## WHAT YOU WILL DO:
All the data must come back unchanged, except that pictures are left out.

## SOURCE MATERIAL:
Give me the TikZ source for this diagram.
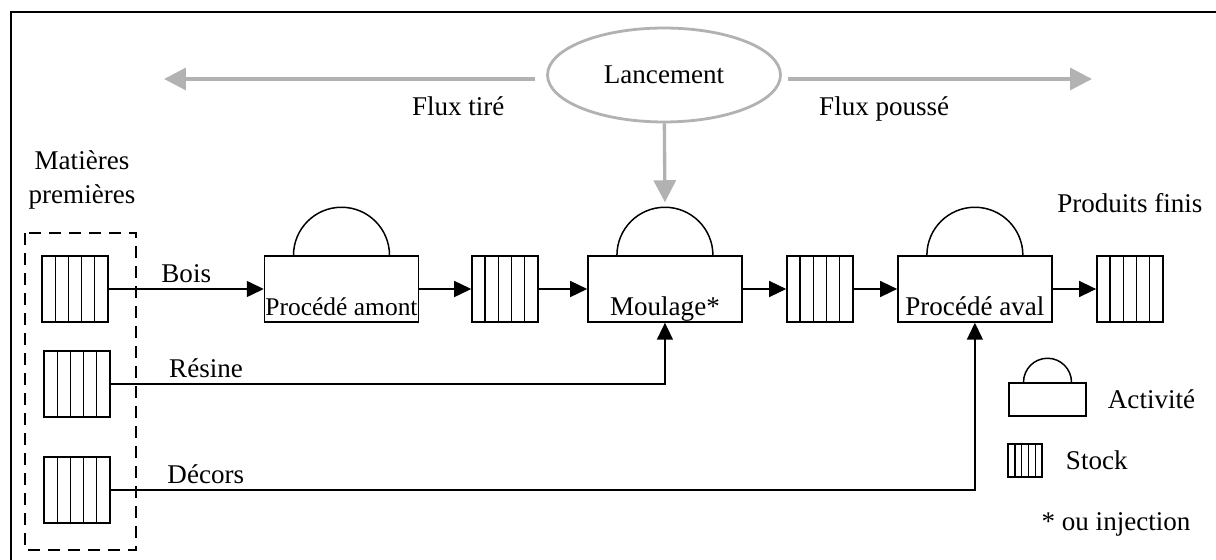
\documentclass[tikz,border=0pt]{standalone}
\usepackage{fontspec}
\setmainfont{Liberation Serif}
\usepackage{tikz}
\usetikzlibrary{shapes.geometric, arrows.meta, positioning, calc}
\tikzstyle{stock} = [rectangle,
minimum width=1.32cm,
minimum height=1.32cm,
inner sep=0pt,
draw=black, line width=0.85pt,
path picture={\foreach \i in {1,...,4}
  \draw [line width=0.8pt] ($(path picture bounding box.north west)!\i/5!(path picture bounding box.north east)$)
    -- ($(path picture bounding box.south west)!\i/5!(path picture bounding box.south east)$);}]
\tikzstyle{activite} = [rectangle,
minimum width=3.08cm,
minimum height=1.32cm,
inner sep=0pt,
draw=black, line width=0.85pt]
\tikzstyle{lancement} = [ellipse,
minimum width=4.66cm,
minimum height=1.88cm,
draw=black!30, line width=1.6pt]
\tikzstyle{arrow} = [line width=0.85pt, -{Triangle[length=0.34cm, width=0.32cm]}]
\tikzstyle{grisarrow} = [draw=black!30, line width=1.9pt, -{Triangle[length=0.44cm, width=0.44cm]}]

\begin{document}
\begin{tikzpicture}[x=0.02cm, y=-0.02cm, node distance=3.1cm, font=\fontsize{15.4}{19}\selectfont]
            \useasboundingbox (0,0) rectangle (1216,560);
            \draw [line width=0.85pt] (11,560) |- (1216,12);

            % pilotage
            \node (lancement) [lancement] at (664,75) {Lancement};
            \coordinate (tire) at (164,79);
            \coordinate (pousse) at (1092,79);

            % matieres premieres
            \node (mptext) [align=center] at (82,180) {Matières\\premières};
            \node (mp1) [stock] at (75,289) {};
            \node (mp2) [stock] at (77,384) {};
            \node (mp3) [stock] at (77,490) {};
            \draw [line width=1.1pt, dash pattern=on 0.24cm off 0.16cm] (25,233) rectangle (136,550);

            % chaine
            \node (amont) [activite, label={[anchor=base, yshift=0.14cm, font=\fontsize{14.5}{17}\selectfont]south:Procédé amont}] at (341.5,289) {};
            \node (stock2) [stock, right of=amont, node distance=3.27cm] {};
            \node (moulage) [activite, label={[anchor=base, yshift=0.14cm]south:Moulage*}, right of=stock2, node distance=3.2cm] {};
            \node (stock3) [stock, right of=moulage] {};
            \node (aval) [activite, label={[anchor=base, yshift=0.14cm]south:Procédé aval}, right of=stock3] {};
            \node (stock4) [stock, right of=aval] {};
            \node (pf) [above of=stock4, node distance=1.72cm] {Produits finis};
            \foreach \n in {amont,moulage,aval}
                \draw [line width=0.85pt] (\n.north) ++(-48,0) arc[start angle=180, end angle=0, radius=0.96cm];
            \coordinate (moulagetop) at ($(moulage.north)+(0,-53)$);

            % legende
            \node (legact) [activite, minimum width=1.54cm, minimum height=0.66cm] at (1047.5,399.5) {};
            \draw [line width=0.85pt] (legact.north) ++(-24,0) arc[start angle=180, end angle=0, radius=0.48cm];
            \node (legacttxt) [right=0.3cm of legact] {Activité};
            \node (legstock) [stock, minimum width=0.68cm, minimum height=0.66cm] at (1025,460.5) {};
            \node (legstocktxt) [right=0.34cm of legstock] {Stock};
            \node (ouinj) at (1116,524) {* ou injection};

            \draw [grisarrow, shorten <=0.22cm] (lancement.west |- tire) -- node[pos=0.23, below=0.2cm, text=black] {Flux tiré} (tire);
            \draw [grisarrow, shorten <=0.12cm] (lancement.east |- pousse) -- node[pos=0.33, below=0.2cm, text=black] {Flux poussé} (pousse);
            \draw [grisarrow] (lancement) -- (moulagetop);

            \draw [arrow] (mp1) -- node[above] {Bois} (amont);
            \draw [arrow] (amont) -- (stock2);
            \draw [arrow] (stock2) -- (moulage);
            \draw [arrow] (moulage) -- (stock3);
            \draw [arrow] (stock3) -- (aval);
            \draw [arrow] (aval) -- (stock4);
            \draw [arrow] (mp2) -| node[above, pos=0.086] {Résine} (moulage);
            \draw [arrow] (mp3) -| node[above, pos=0.055] {Décors} (aval);
        \end{tikzpicture}
\end{document}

## RESULT OF THIS EXERCISE:
Give me the TikZ source for this diagram.
\documentclass[tikz,border=0pt]{standalone}
\usepackage{fontspec}
\setmainfont{Liberation Serif}
\usepackage{tikz}
\usetikzlibrary{shapes.geometric, arrows.meta, positioning, calc}
\tikzstyle{stock} = [rectangle,
minimum width=1.32cm,
minimum height=1.32cm,
inner sep=0pt,
draw=black, line width=0.85pt,
path picture={\foreach \i in {1,...,4}
  \draw [line width=0.8pt] ($(path picture bounding box.north west)!\i/5!(path picture bounding box.north east)$)
    -- ($(path picture bounding box.south west)!\i/5!(path picture bounding box.south east)$);}]
\tikzstyle{activite} = [rectangle,
minimum width=3.08cm,
minimum height=1.32cm,
inner sep=0pt,
draw=black, line width=0.85pt]
\tikzstyle{lancement} = [ellipse,
minimum width=4.66cm,
minimum height=1.88cm,
draw=black!30, line width=1.6pt]
\tikzstyle{arrow} = [line width=0.85pt, -{Triangle[length=0.34cm, width=0.32cm]}]
\tikzstyle{grisarrow} = [draw=black!30, line width=1.9pt, -{Triangle[length=0.44cm, width=0.44cm]}]

\begin{document}
\begin{tikzpicture}[x=0.02cm, y=-0.02cm, node distance=3.1cm, font=\fontsize{15.4}{19}\selectfont]
            \useasboundingbox (0,0) rectangle (1216,560);
            \draw [line width=0.85pt] (11,560) |- (1216,12);

            % pilotage
            \node (lancement) [lancement] at (664,75) {Lancement};
            \coordinate (tire) at (164,79);
            \coordinate (pousse) at (1092,79);

            % matieres premieres
            \node (mptext) [align=center] at (82,180) {Matières\\premières};
            \node (mp1) [stock] at (75,289) {};
            \node (mp2) [stock] at (77,384) {};
            \node (mp3) [stock] at (77,490) {};
            \draw [line width=1.1pt, dash pattern=on 0.24cm off 0.16cm] (25,233) rectangle (136,550);

            % chaine
            \node (amont) [activite, label={[anchor=base, yshift=0.14cm, font=\fontsize{14.5}{17}\selectfont]south:Procédé amont}] at (341.5,289) {};
            \node (stock2) [stock, right of=amont, node distance=3.27cm] {};
            \node (moulage) [activite, label={[anchor=base, yshift=0.14cm]south:Moulage*}, right of=stock2, node distance=3.2cm] {};
            \node (stock3) [stock, right of=moulage] {};
            \node (aval) [activite, label={[anchor=base, yshift=0.14cm]south:Procédé aval}, right of=stock3] {};
            \node (stock4) [stock, right of=aval] {};
            \node (pf) [above of=stock4, node distance=1.72cm] {Produits finis};
            \foreach \n in {amont,moulage,aval}
                \draw [line width=0.85pt] (\n.north) ++(-48,0) arc[start angle=180, end angle=0, radius=0.96cm];
            \coordinate (moulagetop) at ($(moulage.north)+(0,-53)$);

            % legende
            \node (legact) [activite, minimum width=1.54cm, minimum height=0.66cm] at (1047.5,399.5) {};
            \draw [line width=0.85pt] (legact.north) ++(-24,0) arc[start angle=180, end angle=0, radius=0.48cm];
            \node (legacttxt) [right=0.3cm of legact] {Activité};
            \node (legstock) [stock, minimum width=0.68cm, minimum height=0.66cm] at (1025,460.5) {};
            \node (legstocktxt) [right=0.34cm of legstock] {Stock};
            \node (ouinj) at (1116,524) {* ou injection};

            \draw [grisarrow, shorten <=0.22cm] (lancement.west |- tire) -- node[pos=0.23, below=0.2cm, text=black] {Flux tiré} (tire);
            \draw [grisarrow, shorten <=0.12cm] (lancement.east |- pousse) -- node[pos=0.33, below=0.2cm, text=black] {Flux poussé} (pousse);
            \draw [grisarrow] (lancement) -- (moulagetop);

            \draw [arrow] (mp1) -- node[above] {Bois} (amont);
            \draw [arrow] (amont) -- (stock2);
            \draw [arrow] (stock2) -- (moulage);
            \draw [arrow] (moulage) -- (stock3);
            \draw [arrow] (stock3) -- (aval);
            \draw [arrow] (aval) -- (stock4);
            \draw [arrow] (mp2) -| node[above, pos=0.086] {Résine} (moulage);
            \draw [arrow] (mp3) -| node[above, pos=0.055] {Décors} (aval);
        \end{tikzpicture}
\end{document}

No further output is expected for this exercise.